ROB O'NEAL/ParadiseThe Callejon de Hamel is an open-air art project in the Cayo Hueso section of Central Havana conceived and created by Salvador Gonzalez Escalona. To fully appreciate the art, visit during the week. If you prefer dancing and jockeying with hundreds of people, swing by on a Sunday.

Located a few blocks from the sweeping steps that lead to the University of Havana and a block inside the neighborhood off San Lazaro Street, the small alley (Callejon) of Hamel street is impossible to miss at any hour of the day. Explosions of bright colors lure pedestrians inside from either side of the alley. Apartment buildings four and five stories high are awash in color and verse, all of which is the handiwork of Salvador Gonzales Escalona. The artist, sculptor and muralist, although never formally trained, began his project at a very precarious time in Cuba's history. Right about the time the Soviet Union was falling apart and pulling out of Cuba, “Salvador,' as he is known in the barrio, began his first mural. Fast forward 29 years and his two-block living art project rarely misses a mention in tourist guide books.

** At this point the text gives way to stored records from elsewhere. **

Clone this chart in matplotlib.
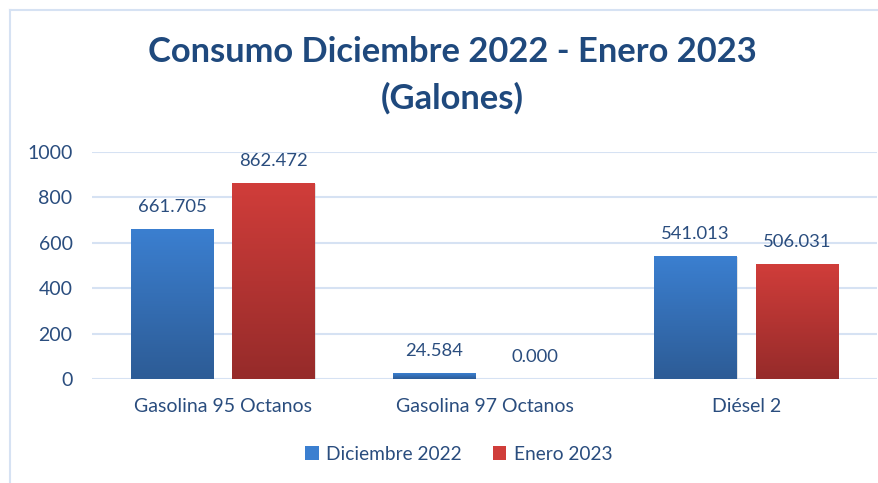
import numpy as np
import matplotlib.pyplot as plt
from matplotlib.patches import Rectangle, Patch
from matplotlib.colors import LinearSegmentedColormap

categorias = ['Gasolina 95 Octanos', 'Gasolina 97 Octanos', 'Diésel 2']
diciembre_2022 = [661.705, 24.584, 541.013]
enero_2023 = [862.472, 0.000, 506.031]
series = ['Diciembre 2022', 'Enero 2023']
yticks = [0, 200, 400, 600, 800, 1000]

plt.rcParams['font.family'] = ['Lato', 'DejaVu Sans']
navy = '#1f497d'
txt = '#2a4d7e'
azul = ('#3b7fd0', '#2d5c96')
rojo = ('#d03d3a', '#962b2a')

fig = plt.figure(figsize=(8.79, 4.83), dpi=100)
ax = fig.add_axes([92/879, 1 - 379/483, 785/879, 227/483])

# marco del grafico
fig.add_artist(plt.Line2D([10/879, 10/879], [0, 1 - 10/483], color='#d6e2f3', lw=1.5))
fig.add_artist(plt.Line2D([10/879, 1], [1 - 10/483, 1 - 10/483], color='#d6e2f3', lw=1.5))

x = np.arange(len(categorias))
w = 0.315
off = 0.194

def grad_bars(xs, vals, cols):
    cmap = LinearSegmentedColormap.from_list('g', [cols[1], cols[0]])
    bars = ax.bar(xs, vals, w, color=cols[0], zorder=3)
    for b in bars:
        x0, y0 = b.get_x(), b.get_y()
        h = b.get_height()
        if h <= 0:
            b.set_visible(False)
            continue
        # sombra
        ax.add_patch(Rectangle((x0 + 0.004, y0 - 4), w, h, color='#b0b0b0', alpha=0.35, zorder=2, lw=0))
        img = ax.imshow(np.linspace(0, 1, 100).reshape(-1, 1), cmap=cmap, origin='lower',
                        extent=[x0, x0 + w, y0, y0 + h], aspect='auto', zorder=3)
        img.set_clip_path(b)
    return bars

grad_bars(x - off, diciembre_2022, azul)
grad_bars(x + off, enero_2023, rojo)

for xs, vals in ((x - off, diciembre_2022), (x + off, enero_2023)):
    for xi, v in zip(xs, vals):
        ax.text(xi, v + 97, f'{v:.3f}', ha='center', va='center', fontsize=13.3, color=txt, zorder=5)

ax.set_xlim(-0.5, 2.5)
ax.set_ylim(0, 1000)
ax.set_yticks(yticks)
ax.set_xticks(x)
ax.set_xticklabels(categorias)
ax.tick_params(length=0, labelsize=14, labelcolor=txt)
ax.tick_params(axis='y', pad=14)
ax.tick_params(axis='x', pad=14)
for s in ax.spines.values():
    s.set_visible(False)
ax.grid(axis='y', color='#d6e2f3', lw=1.5, zorder=0)
ax.set_axisbelow(True)

fig.text(452/879, 1 - 52/483, 'Consumo Diciembre 2022 - Enero 2023', ha='center', va='center',
         fontsize=24.8, fontweight='bold', color=navy)
fig.text(452/879, 1 - 98/483, '(Galones)', ha='center', va='center',
         fontsize=24.8, fontweight='bold', color=navy)

handles = [Patch(facecolor=azul[0]), Patch(facecolor=rojo[0])]
fig.legend(handles, series, loc='center', bbox_to_anchor=(0.522, 1 - 454/483), ncol=2, frameon=False,
           fontsize=13.8, handlelength=0.7, handleheight=0.7, handletextpad=0.4, columnspacing=1.6,
           labelcolor=txt)

fig.savefig('out.png', dpi=100)
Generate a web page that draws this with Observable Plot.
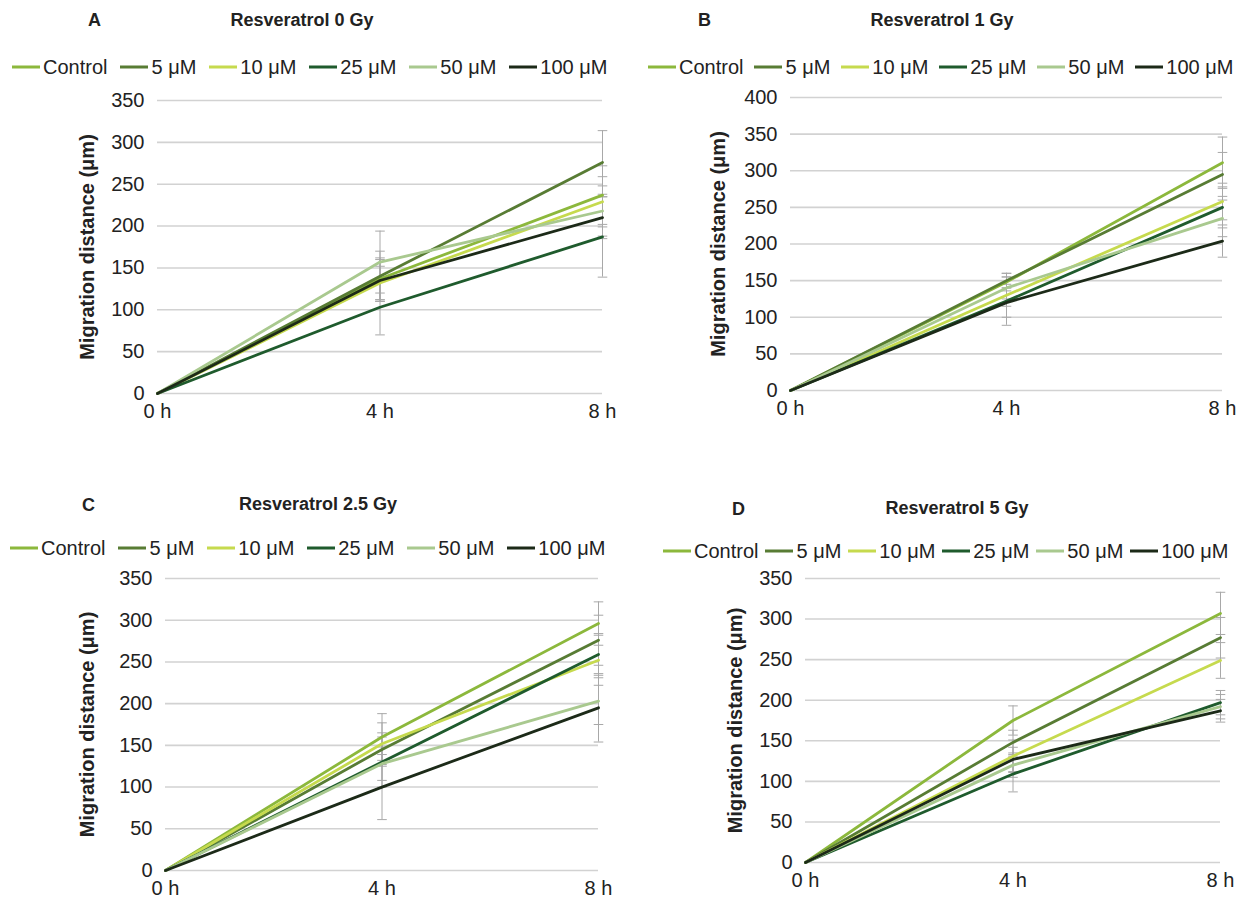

Originally from Camaguey, in the middle of the country, Salvador's mysterious look fits perfectly with the oftentimes haunting Afro-Cuban style artwork. Small galleries dot the sidewalks and on Sundays, raucous “rhumberos” pound away on drums they say are loud and proud enough to awaken the Orisha spirits, the focal point of Santeria. It's all quite cool, but it can be a bit of chore to pass through the place and you'd be a fool leave anything of value in your back pocket. Though it's never happened to anyone I know, when I'm pressed on the state of safety and security in Cuba in general, this is the kind of place where “stuff could happen.” It wouldn't be anything violent, you probably wouldn't even know it had happened until it was too late, anyway, but whenever you have a bunch of people bumping, grinding, pushing and shoving, things tend to go missing.

This is why I prefer to bring people around early on a weekday. At that time of day, you can enjoy the seemingly endless murals and found-item sculptures, many made of toilets, bathtubs and sinks, without having to put a death-grip on your wallet. But that's just me, the lover of art, with an even deeper appreciation for my belongings.